What do You think about The Dark Bride (2003)?
I've been wanting to read this novel for a while. There are a lot of interesting Latin American women writers-like Isabel Allende, Laura Esquivel, and Gioconda Belli-who have written in the "magic realism" style started by Gabriel Márguez García back in the Sixties. Laura Restrepo belongs to this group.In some ways, Restrepo has much more in common with the maestro Gabo than the others. Both are from Columbia, and both have a background in journalism. So I thought that she might write in style that reflected the magic of of realism as Gabo did in his later works as opposed to the "realism" of magic with which some of her sisterhood have entertained their readers. The Dark Bride, the 2001 translation by Stephen A. Lytle of Restrepo's 1999 novel La novia oscura, seemed like a good introduction to the writer's work. The book was inspired by a photograph of lovely mestiza that the author found while researching a piece on the exploitation of petroleum workers by (North)American oil companies decades earlier. Restrepo discovered that woman had been one of the prostitutes who had serviced the oil workers years before. Intrigued by the photograph, the author looked into this woman's life and wrote this novel.On the whole, this was it is an excellent novel. In places, however, it has reminded of other great Latin America writer's work-in particular Gabo (of course) and Jorge Amado. In other words, I didn't feel like I heard enough of Restrepo's own voice even though she herself-as the author-was one of the novel's main characters. The novel ends oddly, too. After all the sweat, blood, VD, violence and grittiness throughout the story, the novel concludes in a strangely mystical way. The finish is so warm and fuzzy that it reminds me more of the Assumption of Mary than anything else. The end is to me too cloyingly sweet, sentimental, and sudden. I had to go back and reread the last pages.Like I said, this is mostly an excellent novel. Fans of "magic realism" will enjoy reading it. Th book did intrigue me enough to want to read more by Restrepo. I hope that you'll enjoy it, too.
—Joe Cummings
I read this book in English, the spanish is infinitly(sp) more beautiful. Laura Restrepo is clever, clearly a learned writer. The characters are attractive and salacious and dirty.
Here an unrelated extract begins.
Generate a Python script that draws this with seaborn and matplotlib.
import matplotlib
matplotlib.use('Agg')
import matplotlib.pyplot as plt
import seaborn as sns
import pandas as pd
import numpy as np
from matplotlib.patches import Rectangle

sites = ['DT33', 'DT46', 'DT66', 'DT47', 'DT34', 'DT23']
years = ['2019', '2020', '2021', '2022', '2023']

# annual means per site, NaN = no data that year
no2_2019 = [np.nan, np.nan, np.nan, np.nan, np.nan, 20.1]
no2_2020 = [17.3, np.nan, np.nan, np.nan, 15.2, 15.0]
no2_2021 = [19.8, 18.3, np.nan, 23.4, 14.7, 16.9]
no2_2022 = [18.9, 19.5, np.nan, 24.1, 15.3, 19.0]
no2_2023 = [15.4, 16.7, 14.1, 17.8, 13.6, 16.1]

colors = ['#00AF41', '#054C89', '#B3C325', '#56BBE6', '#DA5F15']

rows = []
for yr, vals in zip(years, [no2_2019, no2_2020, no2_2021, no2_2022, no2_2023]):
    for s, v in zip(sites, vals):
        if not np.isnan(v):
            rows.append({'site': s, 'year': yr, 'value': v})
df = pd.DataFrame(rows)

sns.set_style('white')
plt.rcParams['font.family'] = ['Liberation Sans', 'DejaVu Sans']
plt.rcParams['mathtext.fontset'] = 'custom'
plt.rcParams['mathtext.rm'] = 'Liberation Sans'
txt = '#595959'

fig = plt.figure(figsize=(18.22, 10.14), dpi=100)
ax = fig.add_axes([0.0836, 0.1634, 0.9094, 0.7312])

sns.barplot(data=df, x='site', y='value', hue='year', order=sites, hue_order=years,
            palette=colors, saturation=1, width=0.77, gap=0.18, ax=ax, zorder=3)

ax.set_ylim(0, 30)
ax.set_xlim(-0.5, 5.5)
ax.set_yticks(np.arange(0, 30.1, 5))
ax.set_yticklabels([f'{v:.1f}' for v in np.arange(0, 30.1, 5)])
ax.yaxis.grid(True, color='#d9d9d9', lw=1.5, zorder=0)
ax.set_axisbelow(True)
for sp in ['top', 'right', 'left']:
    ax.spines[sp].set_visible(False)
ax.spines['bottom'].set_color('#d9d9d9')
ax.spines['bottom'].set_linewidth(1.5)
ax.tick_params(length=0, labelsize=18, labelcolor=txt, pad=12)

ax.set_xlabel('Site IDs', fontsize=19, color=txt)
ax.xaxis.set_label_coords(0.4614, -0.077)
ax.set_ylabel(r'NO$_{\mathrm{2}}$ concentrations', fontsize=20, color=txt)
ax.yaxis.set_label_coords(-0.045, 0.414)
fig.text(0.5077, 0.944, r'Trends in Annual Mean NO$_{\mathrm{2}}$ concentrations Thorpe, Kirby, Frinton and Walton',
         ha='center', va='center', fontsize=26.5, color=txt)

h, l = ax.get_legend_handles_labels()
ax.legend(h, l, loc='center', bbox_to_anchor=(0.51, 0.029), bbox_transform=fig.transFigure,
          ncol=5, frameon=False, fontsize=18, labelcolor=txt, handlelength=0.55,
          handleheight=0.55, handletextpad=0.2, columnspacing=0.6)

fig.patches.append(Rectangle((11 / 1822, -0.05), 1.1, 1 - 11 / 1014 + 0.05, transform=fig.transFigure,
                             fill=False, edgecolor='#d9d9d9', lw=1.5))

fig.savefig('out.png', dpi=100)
The social reversal of the strength/power of women within a red-light district vs. them in a greater community, the force and prudence of a religious society, the super-natural hue of Sayonara and the rustic genius of Todos Los Santos all contribute to Restrepo's arsenal of colombian historical-fiction. There are endless pages worth quoting and exotic text painting, something fantastic and special. The plot is thick but the book, over all, is slightley superficial - a great read.
—Joe
Laura Restropo was inspired by the photograph of an unknown woman, reproduced on the book's cover, to write this imagined account of her life. The skinny girl, who becomes the infamously beautiful Sayanora, shows up on the doorstep of the motherly madam Todos los Santos, determined to make her living serving the men from the local oil fields. What is known of her life before and after her time at the bordello La Catunga is revealed piece by piece through 'interviews' with those who knew her best. Each chapter in this intriguing novel reads like a short story, some reaching back to Sayonara's childhood, some illustrating the lives of Sacremento and Payanes, two local oil workers who will touch her life in radically different ways, while others dip into the lives of her fellow prostitutes. The harsh reality of life in the Colombian jungle is given a dark, lyrical quality by Restropo's eloquent prose. With all the twists and turns in the narrative from chapter to chapter, the story can be a bit difficult to follow. This is not a quick read or a feel-good story - it is more of an over experience. In the end, it's well worth the effort.